Considered one the masterpieces of realist fiction, George Eliot's novel, Middlemarch: A Study of Provincial Life, explores a fictional nineteenth-century Midlands town in the midst of modern changes. The quiet drama of ordinary lives and flawed choices are played out in the complexly portrayed central characters of the novel-the idealistic Dorothea Brooke; the ambitious Dr. Lydgate; the spendthrift Fred Vincy; and the steadfast Mary Garth. The appearance of two outsiders further disrupts the town's equilibrium-Will Ladislaw, the spirited nephew of Dorothea's husband, the Rev. Edward Casaubon, and the sinister John Raffles, who threatens to expose the hidden past of one of the town's elite.
About the Author
Born Mary Ann Evans, Victorian novelist George Eliot (1819-1880) is the author of a number of remarkable works, including the masterpiece Middlemarch.

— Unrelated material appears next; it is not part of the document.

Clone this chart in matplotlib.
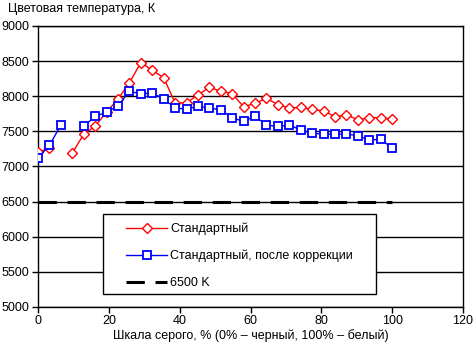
import matplotlib
matplotlib.use('Agg')
import matplotlib.pyplot as plt
from matplotlib.patches import Rectangle
import numpy as np

plt.rcParams['font.family'] = ['Liberation Sans', 'DejaVu Sans']
plt.rcParams['font.size'] = 9

# gray levels, %
x = np.arange(32) * 100.0 / 31

# Стандартный
red = [7204, 7260, np.nan, 7190, 7460, 7575, 7775, 7960, 8190, 8480, 8370, 8265,
       7905, 7905, 8020, 8125, 8075, 8035, 7850, 7900, 7970, 7880, 7835, 7840,
       7815, 7790, 7710, 7735, 7665, 7695, 7695, 7675]

# Стандартный, после коррекции
blue = [7124, 7300, 7590, np.nan, 7575, 7712, 7775, 7860, 8075, 8030, 8050, 7960,
        7835, 7815, 7860, 7830, 7810, 7690, 7645, 7715, 7590, 7570, 7590, 7520,
        7475, 7460, 7460, 7460, 7440, 7375, 7390, 7260]

ref_x = [0, 100]
ref_y = [6500, 6500]

fig = plt.figure(figsize=(4.73, 3.49), dpi=100)
ax = fig.add_axes([38/473, 1 - 307/349, 425/473, 281/349])

ax.plot(x, red, color='red', lw=1, marker='D', ms=5, mfc='white', mec='red', mew=1,
        label='Стандартный', zorder=3)
ax.plot(x, blue, color='blue', lw=1, marker='s', ms=5.5, mfc='white', mec='blue', mew=1.3,
        label='Стандартный, после коррекции', zorder=4)
ax.plot(ref_x, ref_y, color='black', lw=2.2, ls=(0, (6, 3.5)), label='6500 K', zorder=2)

ax.set_xlim(0, 120)
ax.set_ylim(5000, 9000)
ax.set_xticks(range(0, 121, 20))
ax.set_yticks(range(5000, 9001, 500))
ax.yaxis.grid(True, color='black', lw=1)
ax.set_axisbelow(True)
ax.tick_params(direction='out', length=4, width=1, colors='black', pad=2)
for s in ax.spines.values():
    s.set_linewidth(1)

ax.set_xlabel('Шкала серого, % (0% – черный, 100% – белый)', labelpad=1)
fig.text(8/473, 1 - 9/349, 'Цветовая температура, К', ha='left', va='center')

# legend frame drawn separately, legend itself frameless
box = Rectangle((0.153, 0.046), 0.642, 0.285, transform=ax.transAxes,
                facecolor='white', edgecolor='black', lw=1, zorder=5)
ax.add_patch(box)
leg = ax.legend(loc='upper left', bbox_to_anchor=(0.207, 0.301), frameon=False,
                handlelength=3.3, handletextpad=0.25, borderpad=0, labelspacing=1.2,
                borderaxespad=0)
leg.set_zorder(6)

fig.savefig('out.png', dpi=100)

Bert G. Hornback is emeritus professor of English at the University of Michigan, Ann Arbor, where he received two university awards for distinguished teaching. Since 1992, he is professor of humanities at Bellarmine College in Louisville. He is the author of five books on nineteenth-century English fiction, past president of the Dickens Society, and director of the Center for the Advancement of Peripheral Thought.